The hobgoblin stops giggling. He stares hard at me, then dodges to the left, dipping a bit because of his gimpy leg. He’s trying to get past me.

But I’m not a star soccer goalie for no reason. I know it’s a juke. Just as he switches directions, I bring the broomstick down on his arm, as hard as I can. He shrieks, and the dagger clatters to the floor. We both dive for it.

Even when hurt, hobgoblins are fierce, ’cause they’re part stone and part fire. And they fight dirty. The hobgoblin kicks me viciously, catching me in the ribs and taking my breath away. If it weren’t for the broom, which lay across its path, it would have gotten to the dagger, and that would’ve been the end of me.

Strangely, the hobgoblin is afraid of the broom. He scurries around the handle, which gives me the chance to lunge for the dagger. My hand closes on the hilt just as the hobgoblin throws a punch across my temple. My head busts open in pain. But I have the dagger and somehow, too, the broomstick. Holding both, I stagger to my feet.

The dagger feels alive in my hand. Tiny electric shocks run up my arm and into my chest. The dagger’s twitching, restless. In the cast of its ghoulish light, I see him again. My dad. That look in his eyes that was love, but also a lie. I hold tight to the broomstick, leaning on it like a staff.

“Why’d you hurt us?” The voice doesn’t sound like me. Because I’ve never ever asked that question before.

He doesn’t answer. For a moment, he looks lost—terribly, desperately lost.

When he turns and runs for the door, the dagger, as though tracking him, shoots from my hand and into his back. I cry out, like the wound is mine, too. And then a powerful ache wells up from deep inside me and washes me down, down to a place where all is silent and blue and still.

~

It takes me awhile to figure out what I’m seeing: a pair of long, bent legs in faded blue pajamas. My eyes are puffy, and I’m lying on the pantry floor. The heaps of foodstuff are gone, but I can still see traces of swept flour and strange rust-colored streaks. I start up, looking for the hobgoblin.

“Hey, it’s okay. I’m here.” Foster leans over and grasps my shoulder.

My eyes dart about. “Where is it?”

“Where’s what? You mean the mess?” Foster slides next to me, smiles in his tired way, rubs the back of his neck. “Yeah, that sure was something. I just finished cleaning up.”

“Where’s Mom?”

“Upstairs, getting ready to take you to the hospital. Want me to call her?”
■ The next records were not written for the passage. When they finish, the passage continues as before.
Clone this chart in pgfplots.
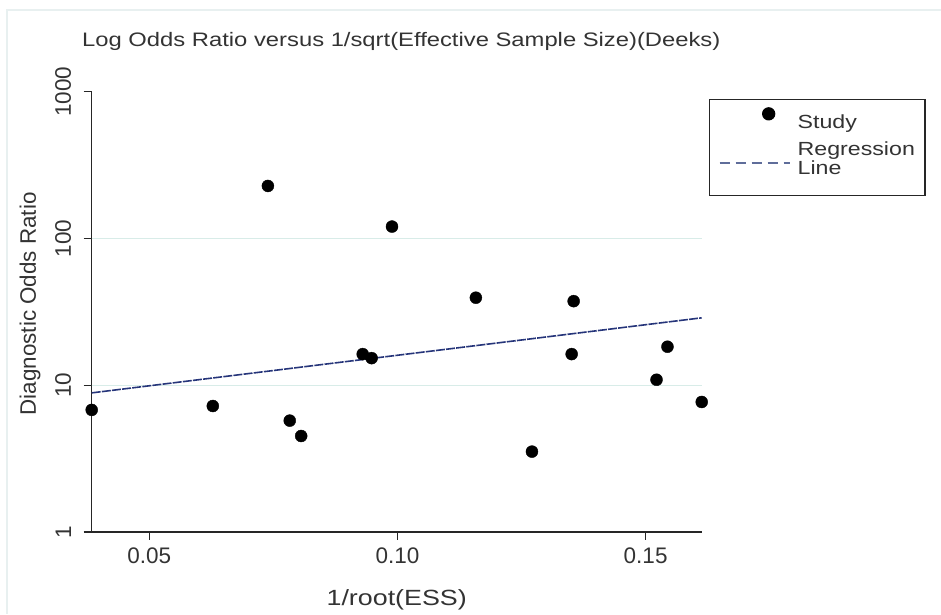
\documentclass[border=0pt]{standalone}
\usepackage{pgfplots}
\pgfplotsset{compat=1.18}
\usepackage{fontspec}
\setmainfont{Liberation Sans}
\newfontfamily\widefont{Liberation Sans}[FakeStretch=1.22]
\definecolor{gridc}{HTML}{D8ECE8}
\definecolor{regc}{HTML}{26357A}
\definecolor{legc}{HTML}{5F6D9A}
\definecolor{framec}{HTML}{E8F0F0}
\pgfplotsset{
  studyleg/.style={legend image code/.code={\draw[##1] plot coordinates {(51pt,8.5pt)}; \path[draw=none] (0pt,0pt) -- (78pt,0pt);}},
  regleg/.style={legend image code/.code={\draw[legc, line width=2pt, dash pattern=on 10pt off 6pt] (2pt,-4.5pt) -- (72pt,-4.5pt); \path[draw=none] (0pt,-4.5pt) -- (78pt,-4.5pt);}},
}
\begin{document}
\begin{tikzpicture}
\path[use as bounding box] (0pt,0pt) rectangle (941pt,614pt);
\draw[framec, line width=1.5pt] (7pt,0pt) -- (7pt,604pt) -- (941pt,604pt);
\begin{axis}[
  at={(91.7pt,82pt)}, anchor=south west,
  width=610pt, height=440.3pt, scale only axis,
  xmin=0.0384, xmax=0.1613,
  ymode=log, ymin=1, ymax=1000,
  axis x line*=bottom, axis y line*=left,
  axis line style={line width=1.3pt, black!85},
  xtick={0.05,0.10,0.15}, xticklabels={0.05,0.10,0.15},
  ytick={1,10,100,1000}, yticklabels={1,10,100,1000},
  yminorticks=false,
  tick align=outside, major tick length=8pt,
  tick style={line width=1.3pt, black!85},
  /pgf/number format/assume math mode=true,
  ticklabel style={font=\fontsize{22.5}{22}\selectfont, text=black!80},
  xticklabel style={yshift=-4pt},
  yticklabel style={rotate=90, anchor=south, yshift=9pt},
  extra y ticks={10,100}, extra y tick labels={},
  extra y tick style={grid=major, major grid style={gridc, line width=1.3pt}, major tick length=0pt},
  xlabel={1/root(ESS)},
  ylabel={Diagnostic Odds Ratio},
  xlabel style={font=\fontsize{22}{22}\selectfont\widefont, text=black!80, at={(axis description cs:0.5,-0.1544)}, anchor=center},
  ylabel style={font=\fontsize{22.4}{22}\selectfont, text=black!80, at={(axis description cs:-0.101,0.518)}, anchor=center, rotate=0},
  clip=false,
  legend style={at={(axis description cs:1.012,0.983)}, anchor=north west,
    draw=black!85, line width=1.3pt, fill=white,
    font=\fontsize{19}{18.5}\selectfont\widefont, text=black!80,
    cells={anchor=west, align=left},
    inner xsep=8pt, inner ysep=8pt, row sep=8pt},
]
\addplot[only marks, mark=*, mark size=6pt, black, mark options={fill=black}, studyleg]
  coordinates {
  (0.0384,6.79) (0.0628,7.22) (0.0739,228) (0.0783,5.74) (0.0806,4.51)
  (0.0930,16.3) (0.0948,15.3) (0.0989,120.5) (0.1158,39.5) (0.1271,3.53)
  (0.1355,37.4) (0.1351,16.3) (0.1522,10.9) (0.1544,18.3) (0.1613,7.69)
  };
\addlegendentry{Study}
\addplot[regc, line width=1.6pt, dash pattern=on 9pt off 1.2pt, regleg]
  coordinates {(0.0384,8.87) (0.1613,28.8)};
\addlegendentry{Regression\\Line}
\addlegendimage{empty legend}
\addlegendentry[inner sep=0pt, font=\fontsize{2}{2}\selectfont]{}
\end{axis}
\node[anchor=base west, inner sep=0pt, font=\fontsize{19.5}{20}\selectfont\widefont, text=black!80] at (82pt,567.3pt) {Log Odds Ratio versus 1/sqrt(Effective Sample Size)(Deeks)};
\end{tikzpicture}
\end{document}
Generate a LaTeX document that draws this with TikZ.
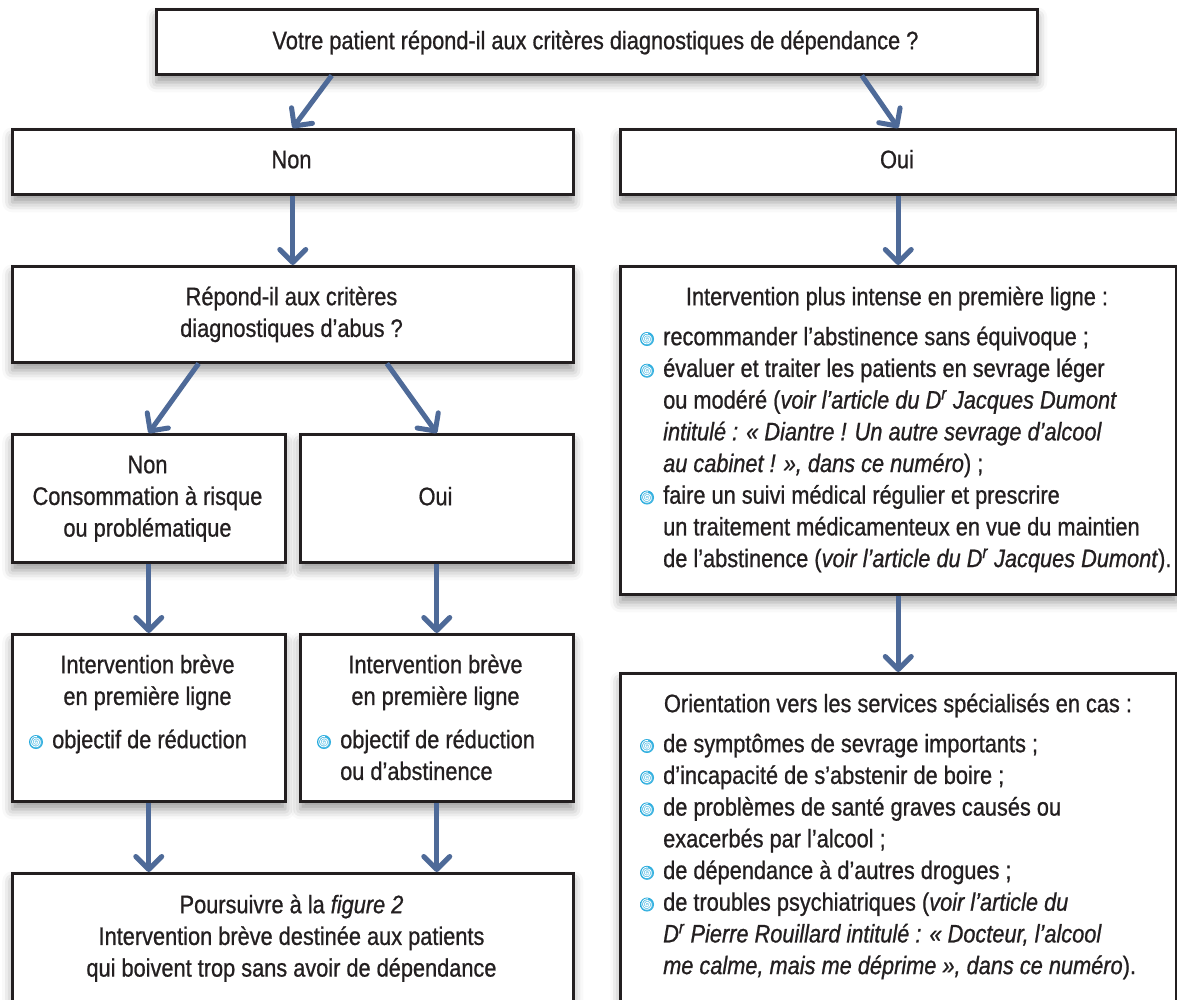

“No.” I sit up, my head pounding. “Why’s she wanna do that?”

“Well, for one, you don’t look so good. You’ve got a black eye. Did you know that? And a bunch of bruises. And we haven’t been able to wake you, even though you’ve been talking in your sleep.”

I look around the pantry, slow ’cause it really hurts to move my head. Not one sign of the hobgoblin.

My stepfather hesitates, then holds something up. “You were clutching this.”

I stare. It’s the wedding picture of Foster, Mom, and me. It’s crumpled up bad, but it’s whole, like it’d never been cut or slashed.

“Wanna tell me what happened here?” he says.

I don’t . . . can’t speak. His voice is so sad and gentle that I can’t seem to find my own.

Then he says it. The thing he said at the wedding that I couldn’t remember. He says it as Mom’s footsteps sound on the stairs.

“Things get better, Ben. In a roundabout way, things do get better.”